There is a pin sticking out of the counter weight that prevents that washer from turning. It is just a hair shorter than the washer is thick. The washer was always a bad idea for a number of reasons and was dropped along with the pin and hole. If the pin is still installed in this counterweight, it will prevent the nut from seating fully. This (in itself) will not show up as the nut not fully engaging all of the threads. But look for the pin. If it is still installed. Sand it below flush with the surface of the counterweight. Put one drop of red Locktite on the face of the nut and torque it up again. Turn it over if it has been scarred by the pin. There should be a thread or more showing through the nut after it is torqued up. I would lap the counter weight onto the taper on the crank with valve grinding compound the next time the engine is apart.

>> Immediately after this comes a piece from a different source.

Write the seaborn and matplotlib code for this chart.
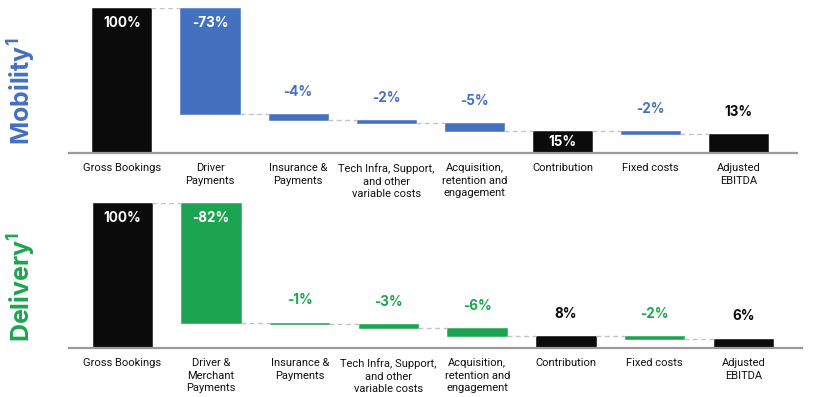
import numpy as np
import pandas as pd
import matplotlib
matplotlib.use("Agg")
import matplotlib.pyplot as plt
import seaborn as sns

# ---------------- data ----------------
mob_categories = ["Gross Bookings", "Driver\nPayments", "Insurance &\nPayments",
                  "Tech Infra, Support,\nand other\nvariable costs",
                  "Acquisition,\nretention and\nengagement", "Contribution",
                  "Fixed costs", "Adjusted\nEBITDA"]
del_categories = ["Gross Bookings", "Driver &\nMerchant\nPayments", "Insurance &\nPayments",
                  "Tech Infra, Support,\nand other\nvariable costs",
                  "Acquisition,\nretention and\nengagement", "Contribution",
                  "Fixed costs", "Adjusted\nEBITDA"]
step_kinds = ["total", "delta", "delta", "delta", "delta", "total", "delta", "total"]
mob_values = [100, -73.1, -4.1, -2.1, -5.4, 15.3, -2.2, 13.1]
mob_labels = ["100%", "-73%", "-4%", "-2%", "-5%", "15%", "-2%", "13%"]
del_values = [100, -82.5, -0.9, -3.0, -5.6, 8.1, -1.6, 6.5]
del_labels = ["100%", "-82%", "-1%", "-3%", "-6%", "8%", "-2%", "6%"]

BLACK = "#0b0b0b"
BLUE = "#4470c0"
GREEN = "#1ca550"

sns.set_theme(style="white")
plt.rcParams["font.family"] = ["Inter", "DejaVu Sans"]

fig = plt.figure(figsize=(8.13, 3.97), dpi=100)
W, H = 813, 397


def waterfall(ax, cats, values, labels, kinds, color):
    bottoms, heights, colors = [], [], []
    level = 0.0
    ends = []
    for v, k in zip(values, kinds):
        if k == "total":
            bottoms.append(0.0)
            heights.append(v)
            colors.append(BLACK)
            level = v
        else:
            new = level + v
            bottoms.append(min(level, new))
            heights.append(abs(v))
            colors.append(color)
            level = new
        ends.append(level)
    df = pd.DataFrame({"cat": cats, "h": heights})
    sns.barplot(data=df, x="cat", y="h", order=cats, bottom=bottoms, color=BLACK,
                width=0.67, errorbar=None, ax=ax, saturation=1, linewidth=0)
    for p, c in zip(ax.patches, colors):
        p.set_facecolor(c)
        p.set_edgecolor(c)
        p.set_linewidth(0.4)
    ax.set_ylim(0, 100)
    ax.set_xlim(-0.6, 7.66)
    # connectors
    for i in range(len(cats) - 1):
        ax.plot([i + 0.335, i + 1 - 0.335], [ends[i], ends[i]], ls=(0, (3.5, 2.5)),
                color="#c4c4c4", lw=1.0, zorder=1)
    # labels
    for i, (b, h, lab, k) in enumerate(zip(bottoms, heights, labels, kinds)):
        top = b + h
        if h >= 14:
            if h >= 40:
                ax.annotate(lab, (i, top), xytext=(0, -11), textcoords="offset points",
                            ha="center", va="center", color="white",
                            fontsize=9.7, fontweight="bold")
            else:
                ax.text(i, b + h / 2, lab, ha="center", va="center", color="white",
                        fontsize=9.7, fontweight="bold")
        else:
            ax.annotate(lab, (i, top), xytext=(0, 16), textcoords="offset points",
                        ha="center", va="center",
                        color=(BLACK if k == "total" else color),
                        fontsize=9.7, fontweight="bold")
    ax.set_xlabel("")
    ax.set_ylabel("")
    ax.set_yticks([])
    sns.despine(ax=ax, left=True)
    ax.spines["bottom"].set_color("#9a9a9a")
    ax.spines["bottom"].set_linewidth(1.6)
    ax.tick_params(axis="x", length=0, pad=7, colors="#111111")
    for t in ax.get_xticklabels():
        t.set_linespacing(1.36)
        t.set_va("top")
        t.set_fontfamily(["Roboto", "DejaVu Sans"])
        t.set_fontsize(8.0)
    ax.set_facecolor("white")


ax1 = fig.add_axes([69 / W, 1 - 153 / H, 728 / W, 145 / H])
waterfall(ax1, mob_categories, mob_values, mob_labels, step_kinds, BLUE)
ax2 = fig.add_axes([69 / W, 1 - 348 / H, 733 / W, 145 / H])
waterfall(ax2, del_categories, del_values, del_labels, step_kinds, GREEN)

fig.text(22 / W, 1 - 91 / H, r"Mobility$^{\mathregular{1}}$", rotation=90, ha="center",
         va="center", color=BLUE, fontsize=18, fontweight="bold")
fig.text(22 / W, 1 - 287 / H, r"Delivery$^{\mathregular{1}}$", rotation=90, ha="center",
         va="center", color=GREEN, fontsize=18, fontweight="bold")

fig.savefig("out.png", dpi=100, facecolor="white")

If the crank had been used in a racing engine you might find that the crank has been shortened about 1/8" and perhaps a similar amount is missing from the nut. This would be done so the center from a small diameter clutch pack will not touch the crank or nut.
You could check the runout of the surface just out side the bolt holes in the face of the counterweight. It should be very true. If it wobbles a bit, remove it. Use a puller that pushes only on the end of the crank and threads into the bolt holes. Never pry on the counter weight. They are quite flexible and can be bent.

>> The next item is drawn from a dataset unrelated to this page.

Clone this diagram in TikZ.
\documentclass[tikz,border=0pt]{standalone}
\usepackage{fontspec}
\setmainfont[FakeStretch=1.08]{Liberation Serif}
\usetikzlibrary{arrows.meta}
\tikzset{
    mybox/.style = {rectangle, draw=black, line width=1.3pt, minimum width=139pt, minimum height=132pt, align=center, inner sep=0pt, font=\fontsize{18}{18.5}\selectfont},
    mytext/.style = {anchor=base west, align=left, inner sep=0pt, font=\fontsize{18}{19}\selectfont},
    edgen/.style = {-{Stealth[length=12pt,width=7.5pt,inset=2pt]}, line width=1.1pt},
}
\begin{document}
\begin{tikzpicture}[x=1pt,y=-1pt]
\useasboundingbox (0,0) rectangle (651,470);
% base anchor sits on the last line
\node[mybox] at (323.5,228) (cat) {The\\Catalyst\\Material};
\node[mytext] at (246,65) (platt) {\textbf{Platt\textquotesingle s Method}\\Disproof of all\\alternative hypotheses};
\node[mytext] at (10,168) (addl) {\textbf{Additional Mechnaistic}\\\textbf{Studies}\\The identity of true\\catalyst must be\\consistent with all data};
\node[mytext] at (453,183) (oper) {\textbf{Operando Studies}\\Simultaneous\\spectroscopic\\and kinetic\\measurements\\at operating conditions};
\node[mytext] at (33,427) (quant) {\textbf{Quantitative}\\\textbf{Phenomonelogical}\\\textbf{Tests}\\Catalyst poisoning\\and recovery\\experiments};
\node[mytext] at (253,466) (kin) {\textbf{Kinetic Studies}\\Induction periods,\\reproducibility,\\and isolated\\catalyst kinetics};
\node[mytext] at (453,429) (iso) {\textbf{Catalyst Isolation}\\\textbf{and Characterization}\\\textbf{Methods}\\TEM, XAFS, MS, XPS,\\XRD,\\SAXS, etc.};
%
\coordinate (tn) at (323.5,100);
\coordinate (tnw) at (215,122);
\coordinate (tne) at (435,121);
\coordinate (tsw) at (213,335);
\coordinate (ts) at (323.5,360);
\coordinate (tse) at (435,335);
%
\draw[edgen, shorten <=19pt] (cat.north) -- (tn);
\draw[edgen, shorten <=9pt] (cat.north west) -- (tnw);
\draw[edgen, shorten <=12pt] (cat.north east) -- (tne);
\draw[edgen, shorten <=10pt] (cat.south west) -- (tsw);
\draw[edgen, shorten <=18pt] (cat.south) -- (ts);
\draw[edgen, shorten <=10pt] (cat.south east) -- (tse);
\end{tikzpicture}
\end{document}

Also the prying will bend the thrust plate and ruin a thrust bearing. Leave the nut on the crank but with a small space above the counterweight, so when the taper lets go the puller and counterweight don't leap into the air and home in on you toes. If you didn't use a factory puller, or the racing beat puller to take your airplane engine apart. You may assume that the thrust plate is cone shaped and the thrust bearings will fail in short order. Even if it is now dead flat, it is ruined. The only piece of a thrust set that is not damaged is the spacer. Discard everything else.
Old thrust plates may be brazed to the bottom of common oil squirt cans to keep them from falling over.

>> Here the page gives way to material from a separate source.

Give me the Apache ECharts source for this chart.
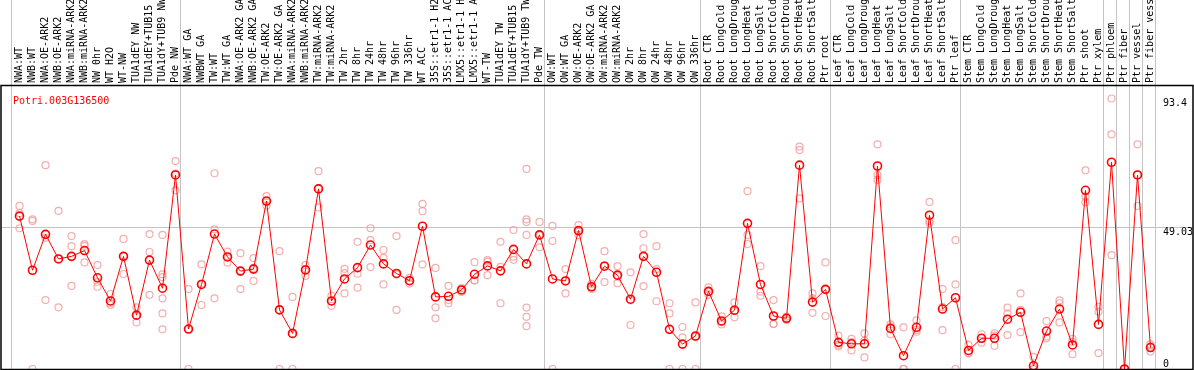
<!DOCTYPE html>
<html><head><meta charset="utf-8">
<script src="https://cdn.jsdelivr.net/npm/echarts@6/dist/echarts.min.js"></script>
<style>html,body{margin:0;padding:0;background:#fff}#c{width:1194px;height:370px}</style>
</head><body><div id="c"></div>
<script>
const title = 'Potri.003G136500';
const categories = [
  'NWA:WT','NWB:WT','NWA:OE-ARK2','NWB:OE-ARK2','NWA:miRNA-ARK2','NWB:miRNA-ARK2','NW 0hr','WT H2O','WT-NW','TUA1dEY NW','TUA1dEY+TUB15 NW','TUA1dY+TUB9 NW','Pde NW',
  'NWA:WT GA','NWBWT GA','TW:WT','TW:WT GA','NWA:OE-ARK2 GA','NWB:OE-ARK2 GA','TW:OE-ARK2','TW:OE-ARK2 GA','NWA:miRNA-ARK2','NWB:miRNA-ARK2','TW:miRNA-ARK2','TW:miRNA-ARK2',
  'TW 2hr','TW 8hr','TW 24hr','TW 48hr','TW 96hr','TW 336hr','WT ACC','35S::etr1-1 H2O','35S::etr1-1 ACC','LMX5::etr1-1 H2O','LMX5::etr1-1 ACC','WT-TW','TUA1dEY TW','TUA1dEY+TUB15 TW','TUA1dY+TUB9 TW','Pde TW',
  'OW:WT','OW:WT GA','OW:OE-ARK2','OW:OE-ARK2 GA','OW:miRNA-ARK2','OW:miRNA-ARK2','OW 2hr','OW 8hr','OW 24hr','OW 48hr','OW 96hr','OW 336hr',
  'Root CTR','Root LongCold','Root LongDrought','Root LongHeat','Root LongSalt','Root ShortCold','Root ShortDrought','Root ShortHeat','Root ShortSalt','Ptr root',
  'Leaf CTR','Leaf LongCold','Leaf LongDrought','Leaf LongHeat','Leaf LongSalt','Leaf ShortCold','Leaf ShortDrought','Leaf ShortHeat','Leaf ShortSalt','Ptr leaf',
  'Stem CTR','Stem LongCold','Stem LongDrought','Stem LongHeat','Stem LongSalt','Stem ShortCold','Stem ShortDrought','Stem ShortHeat','Stem ShortSalt','Ptr shoot','Ptr xylem',
  'Ptr phloem','Ptr fiber','Ptr vessel','Ptr fiber vessel'
];
const means = [
  52.8, 34.1, 46.5, 38.0, 38.9, 40.9, 31.5, 23.5, 38.9, 18.6, 37.6, 27.9, 67.0,
  13.8, 29.2, 46.6, 38.7, 33.8, 34.5, 58.0, 20.4, 12.3, 34.2, 62.2, 23.5, 31.1, 35.0, 42.8, 36.3, 33.0, 30.5, 49.3, 24.9, 25.1, 27.3, 32.7, 35.6, 33.9, 41.3, 36.3, 46.3,
  31.1, 30.4, 47.8, 28.4, 35.5, 32.4, 24.1, 38.9, 33.4, 13.7, 8.6, 11.4,
  26.8, 16.6, 20.3, 50.3, 29.2, 18.3, 17.5, 70.4, 23.1, 27.5,
  9.2, 8.7, 8.7, 70.1, 14.0, 4.6, 14.4, 53.1, 20.7, 24.6,
  6.4, 10.6, 10.6, 17.2, 19.6, 1.1, 13.1, 20.7, 8.3, 61.7, 15.4,
  71.4, 0, 67.0, 7.4
];
const replicates = [
  [56.3,53.8,48.6],[51.7,51.1,0],[70.4,45.3,23.8],[54.6,38.1,21.3],[45.9,42.4,28.7],[43.1,42.5,36.8],[35.9,30.1,28.4],[25.9,22.7,22.1],[44.9,39.0,32.8],[21.3,18.4,16.1],[46.6,40.4,25.6],[46.3,32.7,31.7,24.4,19.2,13.7],[71.8,67.5,61.7],
  [27.6,13.8,0],[36.1,29.5,22.1],[67.6,48.2,24.4],[40.5,38.8,36.7],[40.0,33.9,27.6],[38.3,34.9,30.4],[59.7,57.9,56.4],[40.7,20.5,0],[24.9,12.0,0],[35.9,34.6,32.1],[68.3,62.5,55.8],[25.3,23.4,21.8],
  [34.6,33.1,26.1],[43.9,32.9,28.1],[48.6,44.5,35.2],[41.1,38.4,29.2],[45.9,32.7,20.4],[31.5,30.5,29.5],[57.0,54.5,36.1],[34.9,21.3,17.5],[28.7,23.8,22.7],[27.9,27.3,26.6],[36.9,30.6,30.6],[37.6,37.1,32.4],[43.9,35.3,22.7],[48.0,38.8,37.7],[69.1,51.7,50.8,46.3,21.2,18.0,14.8],[50.8,46.1,42.0],
  [49.4,44.2,0],[34.5,30.5,26.1],[49.7,47.4,46.3],[29.4,28.2,27.6],[40.7,35.8,30.0],[35.5,32.1,29.6],[33.4,23.7,15.2],[46.6,41.7,28.6],[42.4,34.5,23.4],[22.7,19.2,0],[14.5,10.9,0],[23.0,11.2,0],
  [28.2,26.6,25.6],[18.2,16.2,15.4],[23.0,20.0,17.9],[61.4,46.3,43.2],[35.5,26.7,25.3],[23.8,15.6,15.5],[18.1,17.5,16.9],[76.8,75.6,58.9],[26.1,24.4,19.4],[36.8,27.4,18.3],
  [11.5,8.3,7.8],[10.4,9.3,6.4],[12.3,9.8,4.0],[77.6,67.0,65.3],[15.4,14.6,12.0],[14.4,0,0],[16.8,13.5,12.9],[57.7,51.1,50.5],[27.6,21.4,13.4],[44.5,29.2,0],
  [8.3,5.5,5.4],[12.0,10.7,9.1],[12.3,11.5,8.0],[21.2,19.1,11.7],[26.1,20.4,12.7],[4.2,0,0],[16.5,11.2,10.6],[23.7,22.7,16.1],[10.4,9.4,5.1],[68.6,59.5,57.6],[21.5,19.8,5.5],
  [93.4,81.0,39.3],[0,0,0],[77.6,67.1,56.3],[8.5,7.7,6.0]
];
const yTickValues = [0, 49.03, 93.4];
const yMax = 98.07;
const gridLineValue = 49.03;
const groupEnds = [-1, 12, 40, 52, 62, 72, 83, 84, 85, 86, 87];

const scatterData = [];
replicates.forEach((arr, i) => arr.forEach(v => scatterData.push([i, v])));

const FONT = 'DejaVu Sans Mono';
const chart = echarts.init(document.getElementById('c'), null, {renderer: 'canvas'});
const yAxisBase = {
  type: 'value', min: 0, max: yMax, position: 'right',
  axisLine: {show: false}, axisTick: {show: false}, splitLine: {show: false}
};
chart.setOption({
  animation: false,
  title: {text: title, left: 8, top: 91, textStyle: {color: '#ff0000', fontSize: 10, fontWeight: 'normal', fontFamily: FONT}},
  grid: {left: 13, width: 1144, top: 85, height: 284, outerBoundsMode: 'none', containLabel: false},
  xAxis: {
    type: 'category', data: categories, position: 'top', boundaryGap: true,
    axisLine: {show: false}, axisTick: {show: false}, splitLine: {show: false},
    axisLabel: {interval: 0, rotate: 90, margin: 2, fontSize: 10, fontFamily: FONT, color: '#000'}
  },
  yAxis: [
    Object.assign({}, yAxisBase, {axisLabel: {customValues: yTickValues.filter(v => v > 0), margin: 6, verticalAlign: 'top', fontSize: 10, fontFamily: FONT, color: '#000'}}),
    Object.assign({}, yAxisBase, {axisLabel: {customValues: yTickValues.filter(v => v === 0), margin: 6, verticalAlign: 'bottom', fontSize: 10, fontFamily: FONT, color: '#000'}})
  ],
  series: [
    {
      type: 'scatter', data: scatterData, symbol: 'circle', symbolSize: 7, z: 3,
      itemStyle: {color: 'rgba(0,0,0,0)', borderColor: '#f09a9a', borderWidth: 1.2},
      emphasis: {disabled: true}
    },
    {
      type: 'line', data: means, symbol: 'circle', symbolSize: 8, z: 4,
      lineStyle: {color: '#ff0000', width: 1},
      itemStyle: {color: 'rgba(0,0,0,0)', borderColor: '#ff0000', borderWidth: 1.6},
      emphasis: {disabled: true}
    }
  ]
});

const x0 = chart.convertToPixel({xAxisIndex: 0}, 0);
const x1 = chart.convertToPixel({xAxisIndex: 0}, 1);
const bw = x1 - x0;
const yG = Math.round(chart.convertToPixel({yAxisIndex: 0}, gridLineValue)) + 0.5;
const yTop = chart.convertToPixel({yAxisIndex: 0}, yMax);
const yBot = chart.convertToPixel({yAxisIndex: 0}, 0);
const graphics = [];
groupEnds.forEach(k => {
  const x = Math.round(x0 + (k + 0.35) * bw) + 0.5;
  graphics.push({type: 'line', z: 0, silent: true, shape: {x1: x, y1: 0, x2: x, y2: 370}, style: {stroke: '#c4c4c4', lineWidth: 1}});
});
graphics.push({type: 'line', z: 0, silent: true, shape: {x1: 1, y1: yG, x2: 1193, y2: yG}, style: {stroke: '#c4c4c4', lineWidth: 1}});
graphics.push({type: 'rect', z: 10, silent: true, shape: {x: 1, y: Math.round(yTop) + 0.5, width: 1192, height: Math.round(yBot - yTop)}, style: {fill: null, stroke: '#000', lineWidth: 1.5}});
chart.setOption({graphic: graphics});
</script>
</body></html>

The only use I have found since 1980.
Lynn E. Hanover
In a message dated 5/8/2008 7:40:23 AM Pacific Daylight Time, echristley@nc.rr.com writes:
I torqued down the flywheel nut last night to 300ft.lbs., but I notice
that about 2 threads of the nut are not engaged. It looks like the
flywheel taper is seated completely, but I've never known of a properly
assembled threaded structure having part of the nut sticking out. Do I
need to pull this apart and see what is amiss, or is all as it should be?